私も体育館を使えるかよく聞くんですけど、傷やその後の修復費用などを気にするんですよね。あと、傷をつける前提で話してきて、“車椅子は危ない”みたいなレッテルがとても強いです。“電動車椅子は危ないものだ”というイメージがすごい強いと思います。
—— 知らないものに対して臆病なのかなとも思いますね。慎重といえば聞こえはいいけど、臆病で何か責任を問われるようなことは手をつけたくないぞみたいな感じですかね。
そうですね。
—— それで、その疑問とか不安とかを解消していくためのアクションはあまり積極的には起こさないみたいなムードが漂っているような気がしますね。
それが日本の文化なのかなってずっと思っています。
—— しかしパラスポーツそれぞれが頑張ってそういうところをこじ開けていければ、多分他のことでも変わっていく可能性はきっとあるんじゃないかなと思います。でも全部一人でやるのは大変ですね。

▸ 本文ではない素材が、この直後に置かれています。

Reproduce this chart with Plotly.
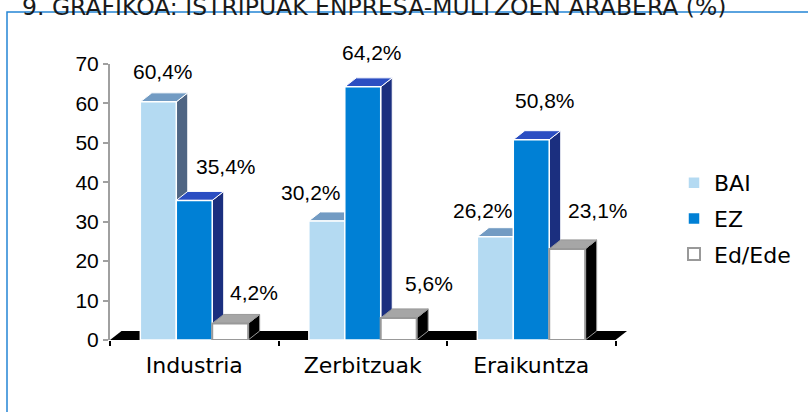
import plotly.graph_objects as go

# ---------------- data ----------------
categories = ["Industria", "Zerbitzuak", "Eraikuntza"]
series_names = ["BAI", "EZ", "Ed/Ede"]
bai = [60.4, 30.2, 26.2]
ez = [35.4, 64.2, 50.8]
ed_ede = [4.2, 5.6, 23.1]
label_texts = [["60,4%", "30,2%", "26,2%"],
               ["35,4%", "64,2%", "50,8%"],
               ["4,2%", "5,6%", "23,1%"]]
y_tick_vals = [0, 10, 20, 30, 40, 50, 60, 70]
title_text = "9. GRAFIKOA: ISTRIPUAK ENPRESA-MULTZOEN ARABERA (%)"

# ---------------- style ----------------
W, H = 808, 412
PX_PER_CAT = 168.5
DX_PX, DY_PX = 11.5, 9.0
L_M, T_M, B_M = 110, 64, 72
Y_MAX = 70
plot_h = H - T_M - B_M
dx = DX_PX / PX_PER_CAT
dy = DY_PX * Y_MAX / plot_h
plot_w = PX_PER_CAT * 3 + DX_PX
R_M = W - L_M - plot_w
BARGAP = 0.36
bw = (1 - BARGAP) / 3

front_colors = ["#B4DAF2", "#0080D5", "#FFFFFF"]
top_colors = ["#729BC3", "#2B4EC2", "#A6A6A6"]
side_colors = ["#4F6583", "#1B2F7F", "#000000"]
edge_colors = ["#FFFFFF", "#FFFFFF", "#999999"]
edge_widths = [1.5, 1.5, 2]

# label offsets in pixels from (bar front centre, bar front top)
label_dx = [[5, -15.5, -12], [31.5, 9, 14], [23.5, 30.5, 31]]
label_dy = [[30.6, 28, 26], [34, 34, 39], [30.5, 34, 38]]

series = [bai, ez, ed_ede]
xpos = list(range(len(categories)))

fig = go.Figure()
for j, (name, vals) in enumerate(zip(series_names, series)):
    fig.add_trace(go.Bar(
        x=xpos, y=vals, name=name, legendgroup=name,
        marker=dict(color=front_colors[j],
                    line=dict(color=edge_colors[j], width=edge_widths[j])),
        hoverinfo="skip",
    ))

shapes = []
# floor
x_lo, x_hi = -0.5, len(categories) - 0.5
shapes.append(dict(type="path", xref="x", yref="y", layer="below",
                   path=f"M{x_lo},0 L{x_hi},0 L{x_hi+dx},{dy} L{x_lo+dx},{dy} Z",
                   fillcolor="#000000", line=dict(width=0)))
for i in xpos:
    for j, vals in enumerate(series):
        v = vals[i]
        xc = i + (j - 1) * bw
        xl, xr = xc - bw / 2, xc + bw / 2
        # side face
        shapes.append(dict(type="path", xref="x", yref="y", layer="below",
                           path=f"M{xr},0 L{xr},{v} L{xr+dx},{v+dy} L{xr+dx},{dy} Z",
                           fillcolor=side_colors[j],
                           line=dict(color=edge_colors[j], width=1)))
        # top face
        shapes.append(dict(type="path", xref="x", yref="y", layer="below",
                           path=f"M{xl},{v} L{xr},{v} L{xr+dx},{v+dy} L{xl+dx},{v+dy} Z",
                           fillcolor=top_colors[j],
                           line=dict(color=edge_colors[j], width=1)))

# outer frame
shapes.append(dict(type="rect", xref="paper", yref="paper",
                   x0=(7 - L_M) / plot_w, x1=2,
                   y0=(H - B_M - 12) / plot_h, y1=-1,
                   line=dict(color="#2485D5", width=1.5), fillcolor="rgba(0,0,0,0)"))

annotations = []
for j, vals in enumerate(series):
    for i in xpos:
        xc = i + (j - 1) * bw
        annotations.append(dict(
            x=xc, y=vals[i], xref="x", yref="y", text=label_texts[j][i],
            showarrow=False, xanchor="center", yanchor="middle",
            xshift=label_dx[j][i], yshift=label_dy[j][i],
            font=dict(family="Liberation Sans, Arial", size=21, color="#000000")))

annotations.append(dict(
    x=(20 - L_M) / plot_w, y=(H - B_M - 23) / plot_h, xref="paper", yref="paper",
    text=title_text, showarrow=False, xanchor="left", yanchor="bottom",
    font=dict(family="DejaVu Sans", size=23.5, color="#1A1A1A")))

fig.update_layout(
    width=W, height=H,
    margin=dict(l=L_M, r=R_M, t=T_M, b=B_M, autoexpand=False),
    paper_bgcolor="#FFFFFF", plot_bgcolor="#FFFFFF",
    barmode="group", bargap=BARGAP, bargroupgap=0,
    shapes=shapes, annotations=annotations,
    showlegend=True,
    legend=dict(x=(674 - L_M) / plot_w, xanchor="left",
                y=(H - B_M - 218.5) / plot_h, yanchor="middle",
                font=dict(family="DejaVu Sans", size=22, color="#000000"),
                tracegroupgap=4, bgcolor="rgba(0,0,0,0)"),
    xaxis=dict(
        range=[x_lo, x_hi + dx], tickvals=xpos, ticktext=categories,
        ticks="", showgrid=False, zeroline=False, showline=False,
        automargin=False, ticklabelstandoff=10,
        tickfont=dict(family="DejaVu Sans", size=22, color="#000000"),
        minor=dict(tickvals=[x_lo + k for k in range(len(categories) + 1)],
                   ticks="outside", ticklen=5, tickcolor="#000000", tickwidth=1.5,
                   showgrid=False),
        fixedrange=True,
    ),
    yaxis=dict(
        range=[0, Y_MAX], tickvals=y_tick_vals,
        ticks="outside", ticklen=5, tickcolor="#A0A0A0", tickwidth=1.5,
        showline=True, linecolor="#A0A0A0", linewidth=2,
        showgrid=False, zeroline=False, automargin=False,
        tickfont=dict(family="Liberation Sans, Arial", size=21, color="#000000"),
        fixedrange=True,
    ),
)

fig.write_html("out.html", config={"displayModeBar": False},
               post_script="document.body.style.margin='0';document.body.style.overflow='hidden';")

「体育館を使わせてください」というお願いは永岡さんが言いに行くんですか?
チーム練習の会場についてはチームの代表やスタッフが問い合わせてやっていますが、今度私も地元の体育館を使えないか交渉しに行こうと思っています。以前にも、事前に教育委員会を尋ねたことがあって、私は「どうやったら借りられますか」というのを聞いたのですが、「直接学校に問い合わせてくれ」と言われました。さらに、「電動車椅子は傷がついたり怪我したりとかという懸念があるのでどういう学校の反応があるかわかりませんが」というような感じで言われてしまったので、やっぱりそうなんだなと。まだ今は行動を起こせずにいます。
—— おそらく、あらゆる競技でそういう問題は起きているんだと思います。ただでさえ大変なのに、練習する当人が一人で戦わなければいけない。なのでそのようなところでサポートできる体制とかできていければいいなと思います。
電動車椅子サッカーは“生きがい”
(提供:松本力さん)
—— 永岡さんにとっての電動車椅子サッカーとは?
ちょっとありきたりかなとは思うんですけど、“生きがい”ですね。日々サッカーをするための活動をしているので、本当に生活の一部ですね。
—— 電動車椅子サッカーと出会ってなかったら、今とは全く違う生活だと思いますか?
この前も記者さんに「電動車椅子サッカーに出会ってなかったらどうされてますか」と聞かれて、「たぶんすごい友達が少なかったと思います」って答えたんです。やはりサッカーをやっていると色々な方と出会うことが本当に多いです。イベントや大会、練習に来てくれるボランティアさんなど、人と出会うことがすごく多いので、大事にしていきたいなと思いますね。
コロナ禍であっても諦めず、自分が本当にやりたいことをやる
—— 今はコロナ禍でスポーツを続けることが難しい学生も多いと思います。最後に、夢を追う学生にメッセージをお願いします。
コロナ禍で思うように活動ができないとは思いますが、その中で自分が本当にやりたいということを悔いのない形でやってほしいなと思います。やはり人生一度きり。明日何が起こるかわからないので、コロナ禍でできないからやめてしまうというよりも、自分の納得のいく形で活動していって欲しいです。